*** DATA ***

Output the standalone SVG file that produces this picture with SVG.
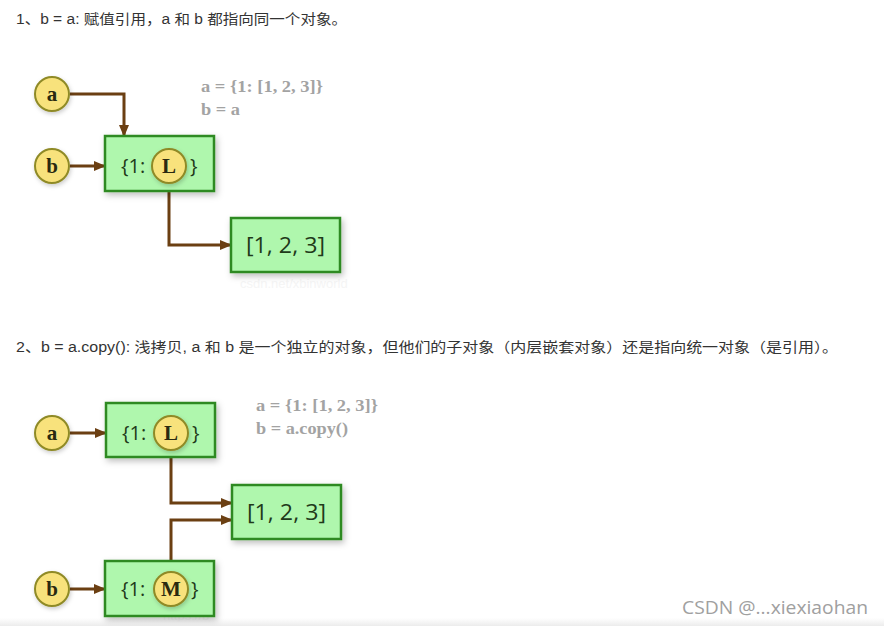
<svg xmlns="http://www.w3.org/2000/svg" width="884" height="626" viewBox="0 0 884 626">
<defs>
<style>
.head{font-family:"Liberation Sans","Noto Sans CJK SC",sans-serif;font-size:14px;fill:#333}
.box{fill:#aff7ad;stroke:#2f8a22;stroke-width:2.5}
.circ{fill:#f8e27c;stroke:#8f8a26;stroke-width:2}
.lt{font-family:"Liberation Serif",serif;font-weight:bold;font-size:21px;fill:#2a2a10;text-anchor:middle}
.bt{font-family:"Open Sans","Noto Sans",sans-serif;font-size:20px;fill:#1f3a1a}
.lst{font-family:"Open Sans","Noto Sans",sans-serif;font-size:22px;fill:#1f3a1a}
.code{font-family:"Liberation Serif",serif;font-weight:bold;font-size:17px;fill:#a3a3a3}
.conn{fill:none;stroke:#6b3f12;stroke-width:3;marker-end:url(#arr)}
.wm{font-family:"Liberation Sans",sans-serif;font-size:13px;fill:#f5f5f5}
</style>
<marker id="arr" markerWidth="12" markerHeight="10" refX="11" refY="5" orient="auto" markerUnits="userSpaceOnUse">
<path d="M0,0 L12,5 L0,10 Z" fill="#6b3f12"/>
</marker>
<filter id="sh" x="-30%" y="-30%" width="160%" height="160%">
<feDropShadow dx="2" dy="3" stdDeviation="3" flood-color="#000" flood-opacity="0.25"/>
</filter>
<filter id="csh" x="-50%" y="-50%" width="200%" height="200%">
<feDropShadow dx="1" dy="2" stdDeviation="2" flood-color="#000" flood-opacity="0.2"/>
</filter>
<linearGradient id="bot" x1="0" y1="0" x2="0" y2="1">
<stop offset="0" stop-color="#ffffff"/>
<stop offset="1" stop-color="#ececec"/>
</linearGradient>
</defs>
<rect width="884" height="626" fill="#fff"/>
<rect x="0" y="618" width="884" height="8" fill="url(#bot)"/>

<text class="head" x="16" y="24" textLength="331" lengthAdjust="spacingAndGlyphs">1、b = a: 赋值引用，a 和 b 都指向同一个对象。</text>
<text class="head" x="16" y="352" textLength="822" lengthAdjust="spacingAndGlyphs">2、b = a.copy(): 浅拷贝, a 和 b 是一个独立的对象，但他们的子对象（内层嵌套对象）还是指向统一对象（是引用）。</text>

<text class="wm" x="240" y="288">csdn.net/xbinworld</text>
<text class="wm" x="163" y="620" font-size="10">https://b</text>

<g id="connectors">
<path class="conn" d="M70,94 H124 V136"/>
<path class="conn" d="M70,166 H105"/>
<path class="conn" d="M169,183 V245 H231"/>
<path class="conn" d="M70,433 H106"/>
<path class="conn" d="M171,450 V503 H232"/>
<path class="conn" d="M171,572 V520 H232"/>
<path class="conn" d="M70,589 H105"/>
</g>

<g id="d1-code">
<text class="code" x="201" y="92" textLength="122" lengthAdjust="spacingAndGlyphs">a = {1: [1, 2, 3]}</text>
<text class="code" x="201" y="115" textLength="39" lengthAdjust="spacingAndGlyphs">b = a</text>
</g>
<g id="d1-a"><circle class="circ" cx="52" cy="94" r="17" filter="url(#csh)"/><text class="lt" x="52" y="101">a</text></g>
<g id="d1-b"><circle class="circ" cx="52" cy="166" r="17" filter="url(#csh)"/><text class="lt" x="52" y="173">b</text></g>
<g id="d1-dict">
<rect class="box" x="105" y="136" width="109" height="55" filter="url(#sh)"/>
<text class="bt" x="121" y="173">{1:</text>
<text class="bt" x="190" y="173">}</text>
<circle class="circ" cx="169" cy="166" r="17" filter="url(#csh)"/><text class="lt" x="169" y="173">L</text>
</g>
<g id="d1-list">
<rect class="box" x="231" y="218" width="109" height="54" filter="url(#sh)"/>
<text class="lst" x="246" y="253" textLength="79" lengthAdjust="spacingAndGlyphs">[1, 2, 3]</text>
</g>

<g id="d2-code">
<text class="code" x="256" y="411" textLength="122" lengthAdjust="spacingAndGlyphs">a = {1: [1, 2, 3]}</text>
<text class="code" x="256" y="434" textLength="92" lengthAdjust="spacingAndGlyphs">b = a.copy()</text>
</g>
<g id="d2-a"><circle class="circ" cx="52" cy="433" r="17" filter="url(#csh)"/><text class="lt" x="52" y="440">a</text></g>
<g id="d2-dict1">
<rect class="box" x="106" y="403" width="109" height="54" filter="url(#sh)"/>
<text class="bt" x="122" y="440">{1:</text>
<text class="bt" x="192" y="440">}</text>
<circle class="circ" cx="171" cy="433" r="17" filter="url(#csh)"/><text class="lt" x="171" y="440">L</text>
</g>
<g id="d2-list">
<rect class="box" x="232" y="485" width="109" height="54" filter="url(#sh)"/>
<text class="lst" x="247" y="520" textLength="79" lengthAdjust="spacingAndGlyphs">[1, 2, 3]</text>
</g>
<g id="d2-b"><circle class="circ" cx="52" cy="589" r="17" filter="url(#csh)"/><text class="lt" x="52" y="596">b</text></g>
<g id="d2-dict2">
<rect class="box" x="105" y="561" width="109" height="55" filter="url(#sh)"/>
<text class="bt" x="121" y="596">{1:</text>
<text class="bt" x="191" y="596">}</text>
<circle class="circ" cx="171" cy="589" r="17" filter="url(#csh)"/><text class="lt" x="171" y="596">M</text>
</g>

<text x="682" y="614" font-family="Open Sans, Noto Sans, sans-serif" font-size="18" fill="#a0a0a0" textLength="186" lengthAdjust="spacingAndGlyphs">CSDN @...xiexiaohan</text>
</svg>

***

◆ EXERCISE REQUIREMENTS ◆
Go from the first line of the listing to the line holding "和 b 是一个独立的对象，但他们的子对象（内层嵌套对象）还是指向统一对象（是引用）。</text>" and, please, transcribe those lines exactly, both included, with no pictures.

◆ CORRECT RESULT ◆
Output the standalone SVG file that produces this picture with SVG.
<svg xmlns="http://www.w3.org/2000/svg" width="884" height="626" viewBox="0 0 884 626">
<defs>
<style>
.head{font-family:"Liberation Sans","Noto Sans CJK SC",sans-serif;font-size:14px;fill:#333}
.box{fill:#aff7ad;stroke:#2f8a22;stroke-width:2.5}
.circ{fill:#f8e27c;stroke:#8f8a26;stroke-width:2}
.lt{font-family:"Liberation Serif",serif;font-weight:bold;font-size:21px;fill:#2a2a10;text-anchor:middle}
.bt{font-family:"Open Sans","Noto Sans",sans-serif;font-size:20px;fill:#1f3a1a}
.lst{font-family:"Open Sans","Noto Sans",sans-serif;font-size:22px;fill:#1f3a1a}
.code{font-family:"Liberation Serif",serif;font-weight:bold;font-size:17px;fill:#a3a3a3}
.conn{fill:none;stroke:#6b3f12;stroke-width:3;marker-end:url(#arr)}
.wm{font-family:"Liberation Sans",sans-serif;font-size:13px;fill:#f5f5f5}
</style>
<marker id="arr" markerWidth="12" markerHeight="10" refX="11" refY="5" orient="auto" markerUnits="userSpaceOnUse">
<path d="M0,0 L12,5 L0,10 Z" fill="#6b3f12"/>
</marker>
<filter id="sh" x="-30%" y="-30%" width="160%" height="160%">
<feDropShadow dx="2" dy="3" stdDeviation="3" flood-color="#000" flood-opacity="0.25"/>
</filter>
<filter id="csh" x="-50%" y="-50%" width="200%" height="200%">
<feDropShadow dx="1" dy="2" stdDeviation="2" flood-color="#000" flood-opacity="0.2"/>
</filter>
<linearGradient id="bot" x1="0" y1="0" x2="0" y2="1">
<stop offset="0" stop-color="#ffffff"/>
<stop offset="1" stop-color="#ececec"/>
</linearGradient>
</defs>
<rect width="884" height="626" fill="#fff"/>
<rect x="0" y="618" width="884" height="8" fill="url(#bot)"/>

<text class="head" x="16" y="24" textLength="331" lengthAdjust="spacingAndGlyphs">1、b = a: 赋值引用，a 和 b 都指向同一个对象。</text>
<text class="head" x="16" y="352" textLength="822" lengthAdjust="spacingAndGlyphs">2、b = a.copy(): 浅拷贝, a 和 b 是一个独立的对象，但他们的子对象（内层嵌套对象）还是指向统一对象（是引用）。</text>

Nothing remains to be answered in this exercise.